Jason Leverant, President and COO of national recruiting agency AtWork Group, stated, if the proposed immigration policy is implemented, it could have a significant impact. It is estimated that a mass deportation plan could lead to up to 1 million difficult-to-fill job vacancies. AtWork provides recruitment services for immigrant-heavy verticals such as warehousing, industrial, and agriculture across 39 states.
In addition, there are concerns that stricter immigration policies may negatively impact skilled workers.
Leverant further stated:
This is not just a low-skilled labor issue; it also affects skilled workers and engineers. The U.S. does not have enough technical talent to fill these positions. While doctors and scientists will not be rounded up and deported, restrictions on H-1B visas and a generally unwelcoming atmosphere may hinder talent from coming.
Janeesa Hollingshead, Expansion Director at ride-sharing company Uber Works, also believes:
If the past was a prologue, then technology will also be affected. The tech industry heavily relies on immigrants to fill high-skill, critical positions. During Trump's first term, Uber informed all tech workers holding H-1B visas that if they went home for vacation, they might not be able to return.
Construction, real estate, and agriculture may be severely impacted, with GDP potentially shrinking by $1.7 trillion
Nan Wu, the research director of the American Immigration Council (AIC), shares concerns similar to others, stating that if the number of deportations rises after Trump takes office, consumers will be thrown into chaos.
Nan Wu cited AIC research data indicating that mass deportations would exacerbate the labor shortage in the United States, particularly in industries that heavily rely on undocumented immigrant workers:
The construction industry will lose one-eighth of its workers, with 14% of construction workers in the U.S. being undocumented immigrants. Removing so many workers in a short period will drive up construction costs, leading to delays in new home construction, making housing even less affordable in many areas.

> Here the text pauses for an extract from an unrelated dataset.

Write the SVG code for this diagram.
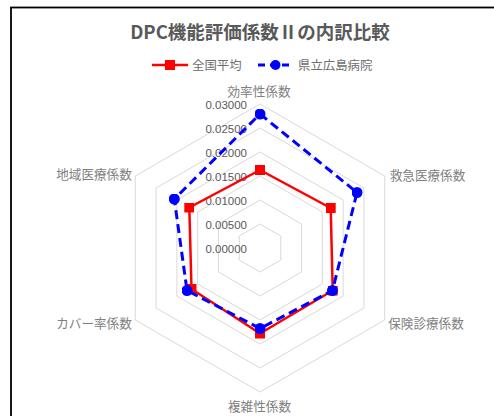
<svg xmlns="http://www.w3.org/2000/svg" width="494" height="416" viewBox="0 0 494 416">
<style>
.grid{fill:none;stroke:#d9d9d9;stroke-width:1}
.t{font-family:"Noto Sans CJK JP","Noto Sans",sans-serif;fill:#595959}
.ax{font-size:12.6px;text-anchor:middle;fill:#808080}
.lg{font-size:12.4px;fill:#6e6e6e}
.val{font-family:"Liberation Sans","Noto Sans",sans-serif;font-size:11.5px;fill:#595959;text-anchor:end}
.red{fill:none;stroke:#ff0000;stroke-width:2.5;stroke-linejoin:round}
.blue{fill:none;stroke:#0000ff;stroke-width:3;stroke-dasharray:9 5;stroke-linejoin:round}
</style>
<defs>
<marker id="sq" viewBox="0 0 10 10" refX="5" refY="5" markerWidth="10" markerHeight="10" markerUnits="userSpaceOnUse"><rect x="0" y="0" width="10" height="10" fill="#ff0000"/></marker>
<marker id="ci" viewBox="0 0 10 10" refX="5" refY="5" markerWidth="11" markerHeight="11" markerUnits="userSpaceOnUse"><circle cx="5" cy="5" r="5" fill="#0000ff"/></marker>
</defs>
<rect x="0" y="0" width="494" height="416" fill="#ffffff"/>
<rect x="11" y="7.5" width="500" height="420" fill="#ffffff" stroke="#000000" stroke-width="1.8"/>
<g id="title"><text class="t" x="260" y="38.5" font-size="18.5" font-weight="bold" text-anchor="middle">DPC機能評価係数Ⅱの内訳比較</text></g>
<g id="legend">
<line x1="152" y1="65" x2="188" y2="65" stroke="#ff0000" stroke-width="2.5"/>
<rect x="165" y="60" width="10" height="10" fill="#ff0000"/>
<text class="t lg" x="192" y="69.5">全国平均</text>
<line x1="258" y1="65" x2="294" y2="65" stroke="#0000ff" stroke-width="3" stroke-dasharray="7 5"/>
<circle cx="275.5" cy="65" r="5" fill="#0000ff"/>
<text class="t lg" x="298" y="69.5">県立広島病院</text>
</g>
<g id="grid">
<polygon class="grid" points="260,224 280.78,236 280.78,260 260,272 239.22,260 239.22,236"/>
<polygon class="grid" points="260,200 301.57,224 301.57,272 260,296 218.43,272 218.43,224"/>
<polygon class="grid" points="260,176 322.35,212 322.35,284 260,320 197.65,284 197.65,212"/>
<polygon class="grid" points="260,152 343.14,200 343.14,296 260,344 176.86,296 176.86,200"/>
<polygon class="grid" points="260,128 363.92,188 363.92,308 260,368 156.08,308 156.08,188"/>
<polygon class="grid" points="260,104 384.71,176 384.71,320 260,392 135.29,320 135.29,176"/>
</g>
<g id="axis-values">
<text class="val" x="247" y="109">0.03000</text>
<text class="val" x="247" y="133">0.02500</text>
<text class="val" x="247" y="157">0.02000</text>
<text class="val" x="247" y="181">0.01500</text>
<text class="val" x="247" y="205">0.01000</text>
<text class="val" x="247" y="229">0.00500</text>
<text class="val" x="247" y="253">0.00000</text>
</g>
<g id="axis-labels">
<text class="t ax" x="259" y="95.5">効率性係数</text>
<text class="t ax" x="427.5" y="179.5">救急医療係数</text>
<text class="t ax" x="426" y="327.5">保険診療係数</text>
<text class="t ax" x="259.5" y="410.5">複雑性係数</text>
<text class="t ax" x="94" y="327.5">カバー率係数</text>
<text class="t ax" x="94" y="179">地域医療係数</text>
</g>
<g id="connectors">
<polygon id="series-national" class="red" points="260,170 330.7,208 332.7,290.5 260,333.5 191.5,289 189.3,207.5" marker-start="url(#sq)" marker-mid="url(#sq)"/>
<polygon id="series-hiroshima" class="blue" points="260,114 357,192.5 332.5,290.5 260,328.5 187,290.5 174.3,199" marker-start="url(#ci)" marker-mid="url(#ci)"/>
</g>
</svg>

The same situation applies to the agricultural industry, which will also lose one-eighth of its workers. About one-quarter of farm workers, agricultural graders, and packers are undocumented workers. Losing agricultural workers who plant, harvest, and package food will harm U.S. food production and drive up prices.
It is worth mentioning that the cost of deporting immigrants is also quite high. The American Immigration Council estimates that in a long-term mass deportation effort, deporting one million people annually will average a cost of $88 billion per year, with a total cost over ten years reaching $967.9 billion. Additionally, AIC research shows that immigration plans could lead to a reduction in U.S. GDP by $1.1 trillion to $1.7 trillion.